We do not intend the Global PC Day, which took place on 29thNovember 2018, to have been a talking shop. We want to learn from it, and we know that those who came along to share and listen and learn, also want to make a difference. All of us in the field of palliative care seek to ensure that health inequalities between nations are levelled out and, in keeping with the title of the conference, that ‘none are left behind.’
During the day of the conference, between the individual presentations, there were compelling group discussions that continued, informally, throughout lunchtime. Many had flown in specifically for the conference, bringing direct experience of their overseas work to bear.
Where palliative care sits on the pecking order of health needs was a hot potato for some. In many low-income countries more generalised healthcare and access basic services is prioritised above palliative care. There was a discussion about advocacy, lobbying and the opportunities arising from both the WHO Declaration and Lancet Commission Report in advancing the case of the palliative care and in raising it to the level of other important primary health care needs.
An ongoing theme was that of holistic care – treating the whole person by understanding their suffering and building a package of care around their stated needs. This is about listening, it’s about piecing together the jigsaw to meet the needs of the person and not simply the illness. For example, talking about what matters to the person and asking, “what brings your life meaning?”, and then enabling them to do more of what matters to them was felt to be core to good palliative care.

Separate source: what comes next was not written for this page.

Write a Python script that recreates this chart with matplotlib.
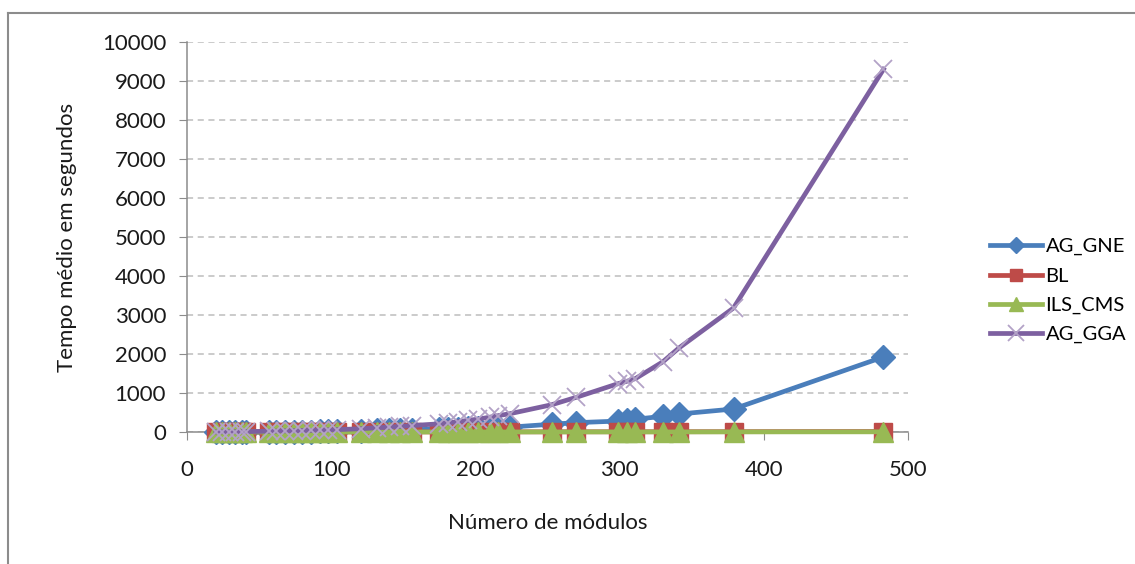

Despite the strides that have been made in recent years in raising the profile of palliative care, one breakout session discussed the need for ongoing awareness-raising and how further understanding needs to be built to support specialisation in palliative care.
Of course, given the global aspect of the conference, the issue of culture was high on the agenda, and many examples were provided as to how different cultures impact on the work of doctors, nurses, social workers and religious leaders. Learning how to tailor palliative care appropriate to the prevailing culture was deemed key. For example (but by no means exclusively) within the Muslim culture it can be a challenge to discuss and present a prognosis of having a short time left to live.
Models of integration were discussed. One of those presenting noted that the World Health Assembly set the policy in 2014, but asked, how we might now integrate this into clinical practice?
Delegates left the conference energised and enthused for the future and with increased determination that they would contribute to more equitable palliative care globally. We look forward to seeing both familiar and new faces at the 2019 Global PC Day when it comes around again at the end of the year.